Palermo faith: Seeing Sicily’s capital through a migrant’s eyes
‘I love it here. I felt welcome as soon as I arrived,’ Alagie Malick Ceesay tells Jessica Vincent
In this part of the market, you can buy anything you like,” says my 19-year-old Gambian guide, Alagie Malick Ceesay, as we navigate our way through Palermo’s oldest market. “But many things here have been stolen, of course,” he adds without breaking his step.
The first time I visited Palermo, Sicily, I was guided past the Norman tombs of the Cattedrale, told of the rise and fall of Byzantine and Roman rule, and, to finish, I sampled the city’s best arancini, heavenly fried rice balls oozing with slow-cooked beef ragu.
As with most European city tours that I’d experienced up until now, our guide had shown us a wart-free Palermo, one made up exclusively of expertly chiselled monuments and decadent architecture built for kings, queens, and emperors. But a “Through My Eyes” tour with Moltivolti – a not-for-profit organisation that helps African and Bangladeshi migrants build a crime-free life in Palermo – is a little different from your typical walking tour.
“Our tours aren’t about sightseeing,” says Melania Memory Mutanuka, a director at Moltivolti and tour coordinator. “They’re about getting to know people’s stories.”
The location of our mid-morning walking tour is Mercato di Ballaro, a centuries-old market where Sicilian street vendors sell pani ca meusa (spleen sandwiches) alongside African restaurants and Bangladeshi spice shops.
Against a backdrop of crumbling church facades and red plastic tarp, olives the size of apples glisten in wooden boxes, golden chickpea fritters sizzle with fury inside vats of oil, and severed tuna heads look disapprovingly from their ice baths, eyes bulging.

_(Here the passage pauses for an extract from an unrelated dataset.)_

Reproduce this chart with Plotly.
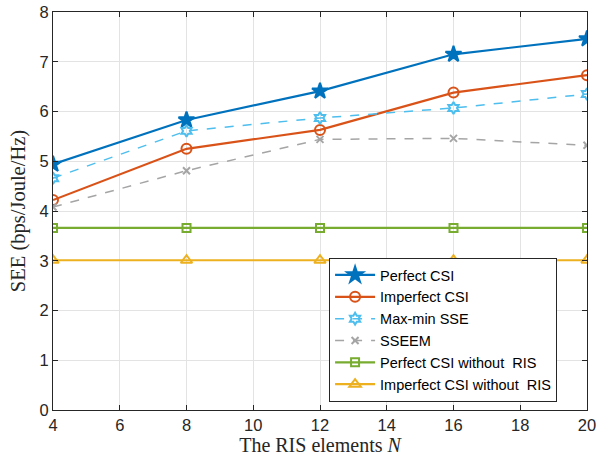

“Ballaro is Palermo’s oldest and most multicultural market,” says Alagie Malick as we pass a baker’s stand, sending wafts of fried dough and sweet ricotta into the air. “It’s the one place in Palermo where people from different cultures live and work as friends. It’s a home for everyone.”
We zig-zag our way through Ballaro’s souk-like alleyways to reach the outermost edges of the market. As fennel sausages and cow’s innards give way to a buffet of worn shoes, broken suitcases, and Walkmans from the 1980s, Alagie Malick tells me why this historic market attracts so many migrants.
“Before the anti-mafia movement, the mafioso had a very strong presence in Ballaro, so many Sicilians left. This drove rent down and migrants came,” says Alagie Malick, who has lived in the neighbourhood for almost three years. “I love it here. I felt welcome as soon as I arrived – it’s like having a family.”
Dodging speeding mopeds and bloody puddles dancing with prawn heads, Alagie Malick leads me to his favourite African restaurant. “The food here is really good, like at home,” he says with a smile as he points to a bowl of okra stew on a diner’s table. Without taking his eyes off the steaming red-orange broth, my guide tells me of his efforts to reach Sicily, a journey he was forced to make due to extreme poverty in his own country and an unstable family home.
“It took me four months to get to Palermo. I had to go via Libya, and conditions there were very bad,” he says. “They [the smugglers] beat me. They stole from me. They kept me captive without food for days, but I did not turn back. I was told life would be easier in Europe, so I had to go on.”
Life for the 19-year-old, however, has been anything but easy since arriving in Palermo. With few qualifications and a growing stigma around migrants, finding honest work can be hard, and many end up turning to the city’s notorious mafia for employment. “We’re an easy target for the mafia because they know we are vulnerable,” Alagie Malick says. “But I am one of the lucky ones. Thanks to Moltivolti, I recently got to go back to school.”
In addition to walking tours, Moltivolti runs a migrant-staffed restaurant and co-working space, profits from which go directly towards helping young migrants get the qualifications they need to find legal and well-paying jobs in the city. “People often fear migrants,” says Moltivolti co-director Melania Memory, “but we think they have a lot to contribute to society.”
Despite the challenges, Alagie Malick is optimistic for the future. “I have lots of dreams,” he says. “I love making music and taking photographs. I’d also like to be a professional tour guide in Africa one day.”
Thanks to the support of organisations like Moltivolti, Alagie Malick – a teen who risked his life for a brighter future in Europe – may just achieve his dreams one day. For now, though, he has his eyes, and his stomach, set on only one thing: “Would you like to try a bowl of okra?” he says with a wide grin. I thought he’d never ask.
Travel essentials
Direct flights to Palermo are available with easyJet and Ryanair, with fares starting from £55.
Moltivolti currently runs migrant-led tours in Mercato di Ballaro at weekends and selected weekdays (depending on demand). Reservations can be made via their website or through Airbnb Experiences. All proceeds go directly towards helping migrants build a brighter future in Palermo.